Anyway, folks might watch for any other mentions in contemporary Texian memoirs, or early statehood accounts. Maybe there's a story to be discovered there.
Stephen Schneider
Campos says that non-religious marihuana use seems to emerge on the Pacific coast first, which of course doesn't help with our questions about the Texas borderlands, and when there comes a spate of "reefer madness" articles in late 19th century Mexican newspapers, it centers on use in the military and in prisons. I think I mentioned that reprints of some of those pieces in the Texas press are easy to find if you search "marihuana" at the Portal to Texas History. Campos characterizes this period up through prohibition as a "discourse of degeneration," with the issues of race and class that are familiar from the U. S. press in the same period. One thing Campos seemed to be making a conscientious investigation of was the physiological possibility that the combination of the anxiety/paranoia-inducing effects attributed to the indica strain of cannabis--which makes better rope and thus was the variety spread by the Spanish--might have interacted with some of the other indigenous psychoactive stuff like pulque, etc., to cause genuine psychotic episodes, not just made-up reefer madness, but he didn't seem to arrive at anything conclusive from what he could find in worldwide medical literature. (IIRC it was indica rather than sativa, apologies if I have that the wrong way around.)
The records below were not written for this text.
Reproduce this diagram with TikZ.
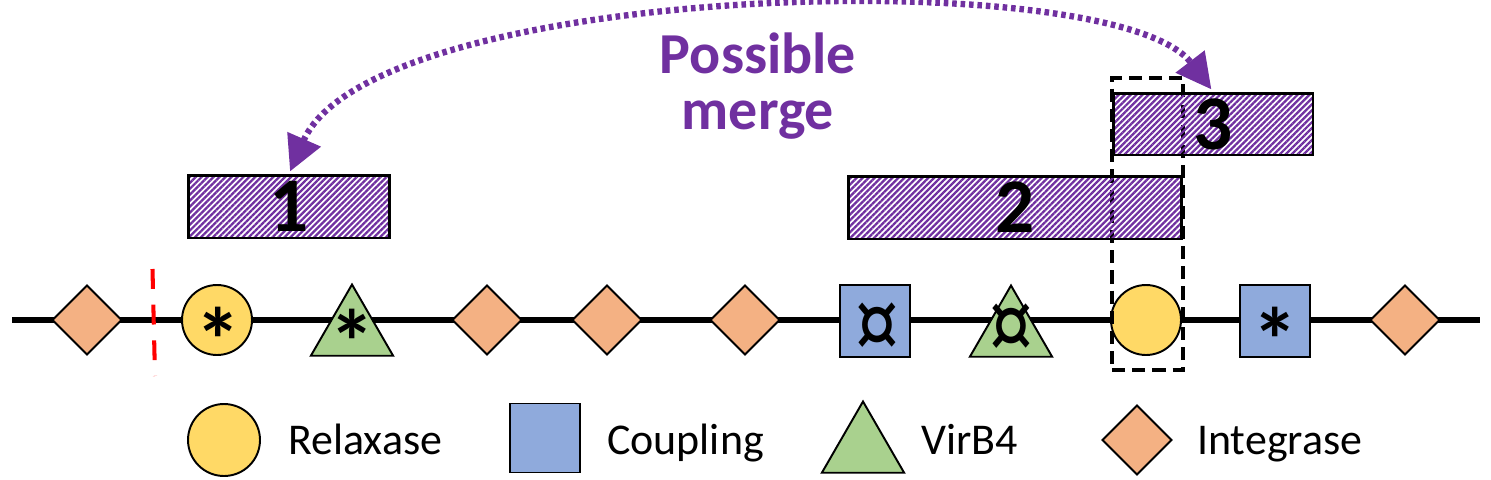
\documentclass[tikz,border=0pt]{standalone}
\usepackage{fontspec}
\setmainfont{Carlito}
\usetikzlibrary{shapes.geometric,arrows.meta,patterns.meta}
\definecolor{relaxfill}{HTML}{FFD966}
\definecolor{couplefill}{HTML}{8FAADC}
\definecolor{virbfill}{HTML}{A9D18E}
\definecolor{integfill}{HTML}{F4B183}
\definecolor{mergepurple}{HTML}{7030A0}

\begin{document}
\begin{tikzpicture}[x=0.02cm,y=-0.02cm,
  shapeline/.style={draw=black,line width=1.1pt,inner sep=0pt},
  relaxase/.style={shapeline,circle,fill=relaxfill,minimum size=1.4cm},
  coupling/.style={shapeline,rectangle,fill=couplefill,minimum width=1.4cm,minimum height=1.44cm},
  virbfour/.style={shapeline,regular polygon,regular polygon sides=3,fill=virbfill,minimum size=1.9cm},
  integrase/.style={shapeline,diamond,fill=integfill,minimum size=1.4cm},
  starmark/.style={inner sep=0pt,font=\fontsize{52}{52}\selectfont\bfseries},
  curmark/.style={inner sep=0pt,font=\fontsize{50}{50}\selectfont},
  hatchbox/.style={draw=black,line width=1.7pt,inner sep=0pt,
    pattern={Lines[angle=45,distance=2.4pt,line width=1.3pt]},pattern color=mergepurple,
    font=\fontsize{44}{44}\selectfont\bfseries},
  mergearrow/.style={draw=mergepurple,line width=3.6pt,dash pattern=on 2.6pt off 2.2pt,
    {Triangle[length=20pt,width=20pt]}-{Triangle[length=20pt,width=20pt]}},
  legendtext/.style={anchor=base west,font=\fontsize{25}{25}\selectfont}]
\useasboundingbox (0,0) rectangle (1491,480);
% backbone
\coordinate (lineL) at (12,320);
\coordinate (lineR) at (1480,320);
\draw[line width=3.3pt] (lineL) -- (lineR);
\coordinate (cutT) at (152.5,269);
\coordinate (cutB) at (155,376);
\draw[red,line width=2.3pt,dash pattern=on 11.3pt off 9pt] (cutT) -- (cutB);
% genes
\node[integrase] (int1) at (87,320) {};
\node[relaxase] (rel1) at (217,320) {};
\node[virbfour] (vir1) at (352,332) {};
\node[integrase] (int2) at (487,320) {};
\node[integrase] (int3) at (607,320) {};
\node[integrase] (int4) at (745,320) {};
\node[coupling] (cpl1) at (875,321) {};
\node[virbfour] (vir2) at (1011,333) {};
\node[relaxase] (rel2) at (1146,320) {};
\node[coupling] (cpl2) at (1275,321) {};
\node[integrase] (int5) at (1405,320) {};
\node[starmark] (rel1mark) at (218,340) {*};
\node[starmark] (vir1mark) at (352,342) {*};
\node[starmark] (cpl2mark) at (1275,340) {*};
\node[curmark] (cpl1mark) at (877,331) {\scalebox{1}[1.2]{¤}};
\node[curmark] (vir2mark) at (1011,332) {\scalebox{1}[1.2]{¤}};
\node[draw=black,line width=2.5pt,dash pattern=on 7.5pt off 4pt,minimum width=1.42cm,minimum height=5.84cm] (window) at (1147.5,224) {};
% regions
\node[hatchbox,minimum width=4.04cm,minimum height=1.26cm] (box1) at (289,206.5) {1};
\node[hatchbox,minimum width=6.68cm,minimum height=1.26cm] (box2) at (1015,207.5) {2};
\node[hatchbox,minimum width=4.0cm,minimum height=1.24cm] (box3) at (1213,124) {3};
\draw[mergearrow,shorten <=1.5pt,shorten >=1.5pt] (box1.north) .. controls (373,-18) and (1114,-38) .. (box3.north);
\node[mergepurple,align=center,font=\fontsize{33}{31.7}\selectfont\bfseries] (mergelabel) at (758,86) {Possible\\merge};
% legend
\node[relaxase,minimum size=1.44cm] (legrel) at (224,440) {};
\node[legendtext] (legreltext) at (282,454) {Relaxase};
\node[coupling,minimum height=1.38cm] (legcpl) at (545,438) {};
\node[legendtext] (legcpltext) at (601,454) {Coupling};
\node[virbfour] (legvir) at (863,449) {};
\node[legendtext] (legvirtext) at (915,454) {VirB4};
\node[integrase] (legint) at (1137,440) {};
\node[legendtext] (leginttext) at (1191,454) {Integrase};
\end{tikzpicture}
\end{document}
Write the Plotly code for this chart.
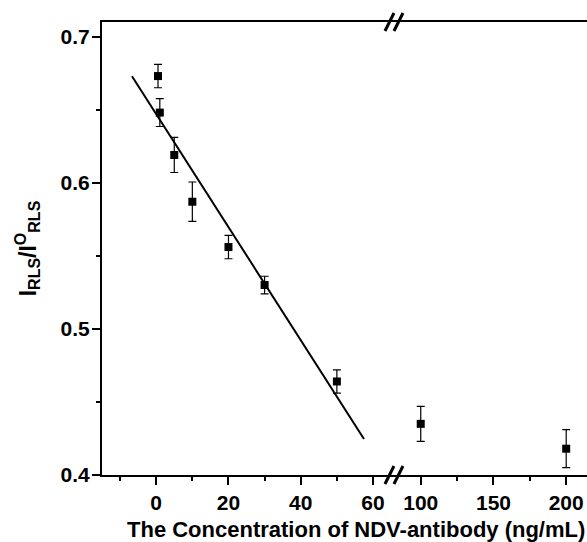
import plotly.graph_objects as go

# Data
conc_low = [0.5, 1, 5, 10, 20, 30, 50]
ratio_low = [0.673, 0.648, 0.619, 0.587, 0.556, 0.530, 0.464]
err_low = [0.008, 0.0095, 0.012, 0.0135, 0.008, 0.006, 0.008]

conc_high = [100, 200]
ratio_high = [0.435, 0.418]
err_high = [0.012, 0.013]

fit_slope = -0.003868
fit_intercept = 0.647
fit_x = [-6.7, 57.5]
fit_y = [fit_intercept + fit_slope * v for v in fit_x]

x1_ticks = [0, 20, 40, 60]
x2_ticks = [100, 150, 200]
y_ticks = [0.4, 0.5, 0.6, 0.7]

FONT = "Liberation Sans"
BLACK = "#000000"

fig = go.Figure()

marker = dict(symbol="square", size=8, color=BLACK)
errstyle = dict(type="data", thickness=1.2, width=4, color=BLACK)

fig.add_trace(go.Scatter(x=fit_x, y=fit_y, mode="lines",
                         line=dict(color=BLACK, width=2),
                         xaxis="x", yaxis="y", showlegend=False))
fig.add_trace(go.Scatter(x=conc_low, y=ratio_low, mode="markers", marker=marker,
                         error_y=dict(array=err_low, **errstyle),
                         xaxis="x", yaxis="y", showlegend=False))
fig.add_trace(go.Scatter(x=conc_high, y=ratio_high, mode="markers", marker=marker,
                         error_y=dict(array=err_high, **errstyle),
                         xaxis="x2", yaxis="y", showlegend=False))

tickfont = dict(family=FONT, size=21, color=BLACK, weight="bold")
split = 0.602

common_x = dict(showline=True, linecolor=BLACK, linewidth=2, mirror=True,
                ticks="outside", ticklen=8, tickwidth=2, tickcolor=BLACK,
                showgrid=False, zeroline=False, tickfont=tickfont, anchor="y")

sub = '<sub><span style="font-size:16px">RLS</span></sub>'
sup = '<sup><span style="font-size:16px">O</span></sup>'
ytitle = "I" + sub + "/I" + sup + sub

fig.update_layout(
    width=587, height=542,
    margin=dict(l=102, r=0, t=22, b=67),
    paper_bgcolor="white", plot_bgcolor="white",
    xaxis=dict(domain=[0, split], range=[-15, 65.8], tickmode="array",
               tickvals=x1_ticks,
               minor=dict(tickvals=[-10, 10, 30, 50], ticks="outside", ticklen=4,
                          tickwidth=2, tickcolor=BLACK, showgrid=False),
               **common_x),
    xaxis2=dict(domain=[split, 1], range=[81.6, 214.3], tickmode="array",
                tickvals=x2_ticks,
                minor=dict(tickvals=[125, 175], ticks="outside", ticklen=4,
                           tickwidth=2, tickcolor=BLACK, showgrid=False),
                **common_x),
    yaxis=dict(domain=[0, 1], range=[0.4, 0.71], tickmode="array", tickvals=y_ticks,
               tickformat=".1f", ticklabelstandoff=-2,
               showline=True, linecolor=BLACK, linewidth=2, mirror=False,
               ticks="outside", ticklen=8, tickwidth=2, tickcolor=BLACK,
               minor=dict(tickvals=[0.45, 0.55, 0.65], ticks="outside", ticklen=4,
                          tickwidth=2, tickcolor=BLACK, showgrid=False),
               showgrid=False, zeroline=False, tickfont=tickfont, anchor="x",
               title=dict(text=ytitle,
                          font=dict(family=FONT, size=23, color=BLACK, weight="bold"),
                          standoff=18)),
)

fig.add_annotation(text="The Concentration of NDV-antibody (ng/mL)",
                   xref="paper", yref="paper", x=0.524, y=0, yshift=-40,
                   xanchor="center", yanchor="top", showarrow=False,
                   font=dict(family=FONT, size=22, color=BLACK, weight="bold"))

# axis-break marks
for ya in (0, 1):
    for off in (-4.5, 4.5):
        fig.add_shape(type="line", xref="paper", yref="paper",
                      xsizemode="pixel", ysizemode="pixel",
                      xanchor=split, yanchor=ya,
                      x0=off - 4.5, x1=off + 4.5, y0=-9, y1=9,
                      line=dict(color=BLACK, width=3))

fig.write_html("out.html")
And that was about it, far as I noticed: Tantalizing but frustrating, like that one mention from the Somervell expedition. Marihuana seems to have been sold for recreational purposes in Mexico in the nineteenth century, but doesn't figure in official records because it wasn't illegal yet, or taxed like tobacco. Campos seems to have tried reasonably hard to find evidence on the origin of recreational use there, but simply didn't find anecdotal evidence, anymore than there seems to be in Texas. It makes me wonder if the literate segment of the Mexican people at that time viewed the indigenous population much as Anglos viewed Tejanos in Texas--not knowing much about them and not bothering to find out. If not illegal, a recreational adaptation of an indigenous aid to visionary rituals could take a while to make it into the historical record if it could be concealed by tobacco smoking. It would be interesting if there were more than one instance in Texian accounts of the period; just the fact that some members of the Somervell expedition knew what to do with the stashes they found in Laredo suggests that there's more to the story. I didn't get around to looking into what historians say about recreational use around the hemp industry in the early United States, which actually might explain what happened in Laredo--maybe there were some volunteers who were familiar with the stuff from back in the States.
Anyway, folks might watch for any other mentions in contemporary Texian memoirs, or early statehood accounts. Maybe there's a story to be discovered there.